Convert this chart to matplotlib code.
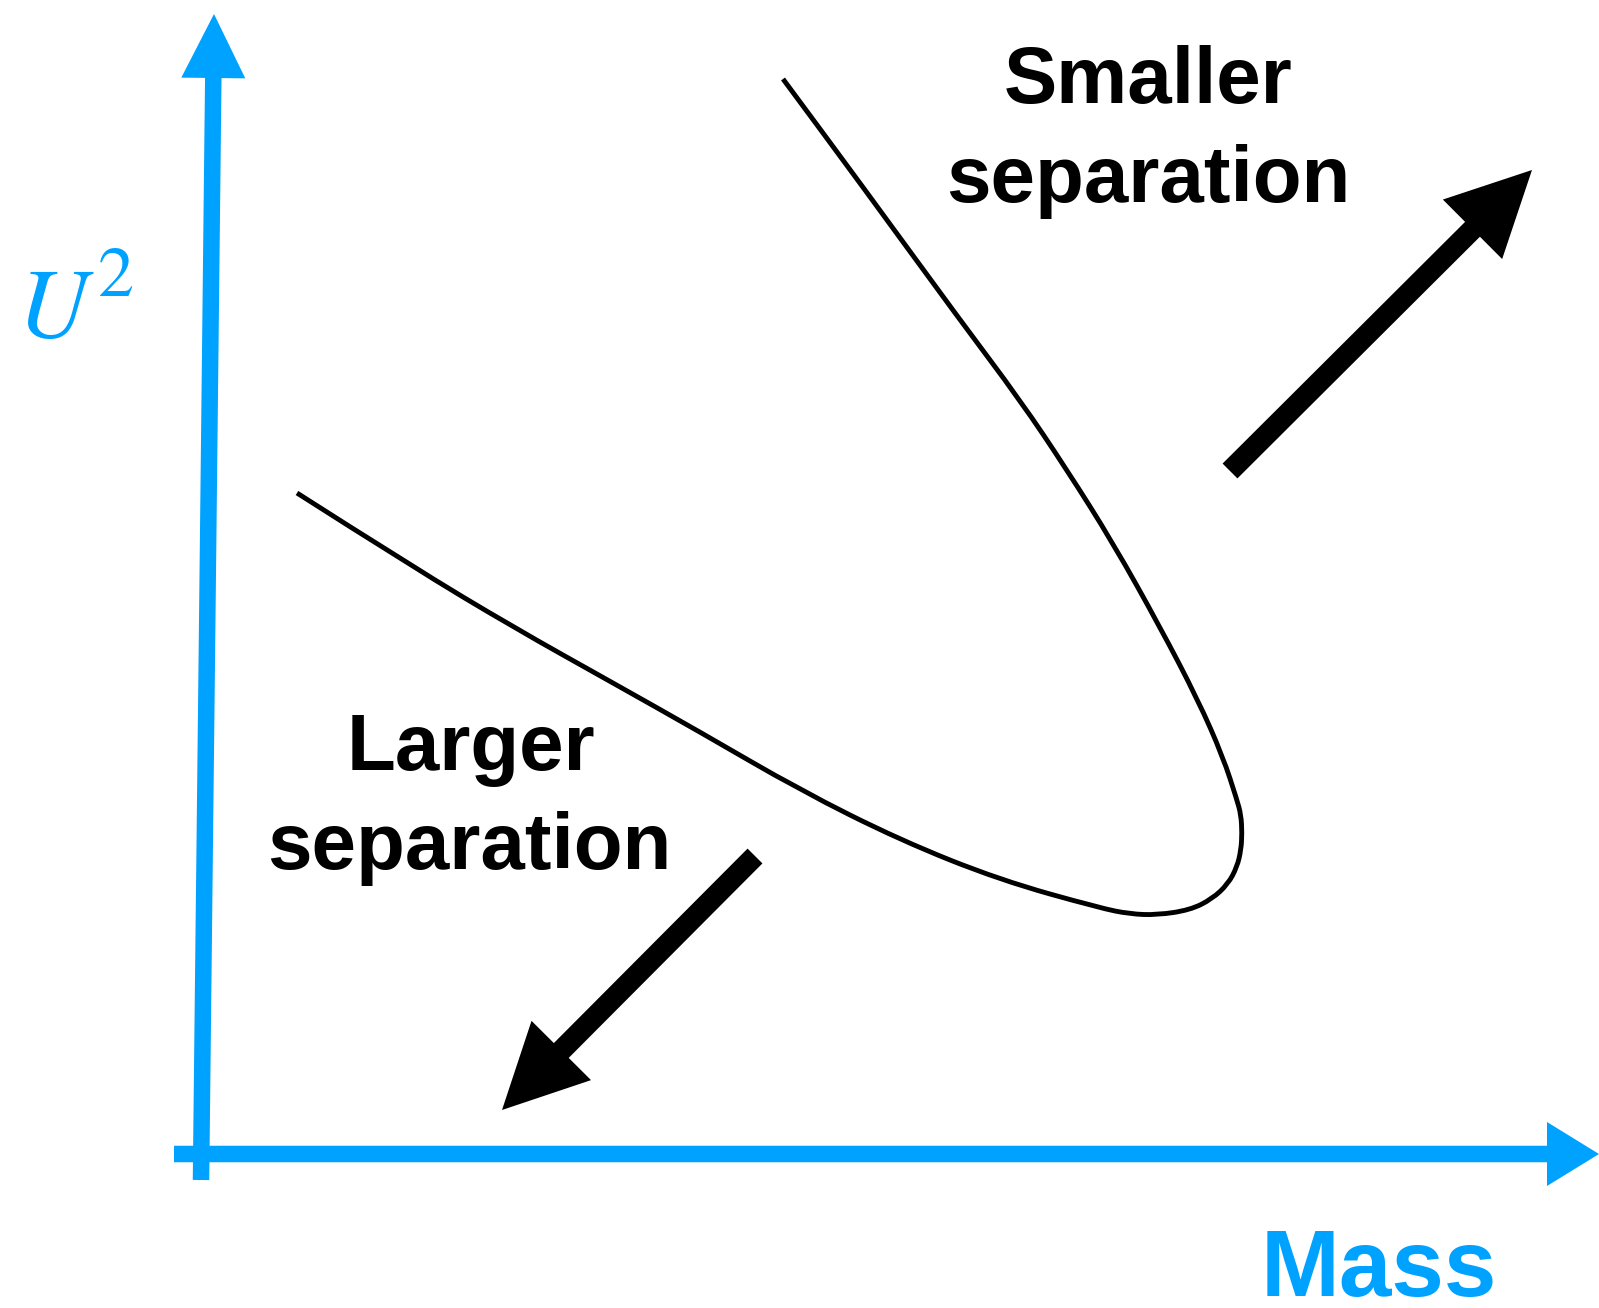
import numpy as np
import matplotlib.pyplot as plt
from matplotlib.patches import FancyArrow, PathPatch
from matplotlib.path import Path

plt.rcParams['mathtext.fontset'] = 'stix'

BLUE = '#00a2ff'

# curve (pixel coords, y down)
curve_x = [297, 413, 513, 613, 700, 800, 900, 1000, 1100, 1130, 1157, 1190,
           1212, 1228, 1237, 1241, 1242, 1241, 1237, 1223, 1198, 1160, 1113,
           1067, 1020, 960, 860, 783]
curve_y = [493, 567, 627, 683, 732, 790, 840, 880, 908, 914, 915, 910,
           899, 884, 867, 850, 833, 815, 800, 757, 700, 627, 543,
           470, 400, 320, 183, 79]

# axis arrows: tail, tip, head length
axis_tail = [(201, 1180), (174, 1154)]
axis_tip = [(214, 14), (1599, 1154)]
axis_head = [64, 52]

# direction arrows
dir_tail = [(1230, 471), (755, 856)]
dir_tip = [(1532, 170), (502, 1110)]

fig = plt.figure(figsize=(15.99, 13.08), dpi=100)
ax = fig.add_axes([0, 0, 1, 1])
ax.set_xlim(0, 1599)
ax.set_ylim(1308, 0)
ax.axis('off')

# smooth the read points with quadratic bezier pieces (points as controls)
pts = np.column_stack([curve_x, curve_y]).astype(float)
verts = [pts[0]]
codes = [Path.MOVETO]
for i in range(1, len(pts) - 1):
    verts += [pts[i], (pts[i] + pts[i + 1]) / 2]
    codes += [Path.CURVE3, Path.CURVE3]
verts.append(pts[-1])
codes.append(Path.LINETO)
ax.add_patch(PathPatch(Path(verts, codes), facecolor='none',
                       edgecolor='black', lw=3.5, capstyle='butt'))

for (x0, y0), (x1, y1), hl in zip(axis_tail, axis_tip, axis_head):
    ax.add_patch(FancyArrow(x0, y0, x1 - x0, y1 - y0, width=16.5,
                            head_width=64, head_length=hl,
                            length_includes_head=True, color=BLUE, lw=0))

for (x0, y0), (x1, y1) in zip(dir_tail, dir_tip):
    ax.add_patch(FancyArrow(x0, y0, x1 - x0, y1 - y0, width=21,
                            head_width=84, head_length=84,
                            length_includes_head=True, color='black', lw=0))

bold = dict(family='Liberation Sans', weight='bold', ha='center',
            va='baseline', fontsize=57.5)
ax.text(1148, 103, 'Smaller', **bold)
ax.text(1148, 202, 'separation', **bold)
ax.text(471, 770, 'Larger', **bold)
ax.text(469, 869, 'separation', **bold)

ax.text(1379, 1296, 'Mass', family='Liberation Sans', weight='bold',
        ha='center', va='baseline', fontsize=68, color=BLUE)
# y-axis label U^2, superscript drawn a bit larger like the reference
ax.text(17, 337, r'$U$', ha='left', va='baseline', fontsize=71, color=BLUE)
ax.text(97, 296, r'$\mathrm{2}$', ha='left', va='baseline', fontsize=52,
        color=BLUE)

fig.savefig('out.png', dpi=100)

* Instructions to follow: Omitting all pictures, restate exactly the lines of the material from its start through the line that contains "BLUE = '#00a2ff'".

* Output:
Convert this chart to matplotlib code.
import numpy as np
import matplotlib.pyplot as plt
from matplotlib.patches import FancyArrow, PathPatch
from matplotlib.path import Path

plt.rcParams['mathtext.fontset'] = 'stix'

BLUE = '#00a2ff'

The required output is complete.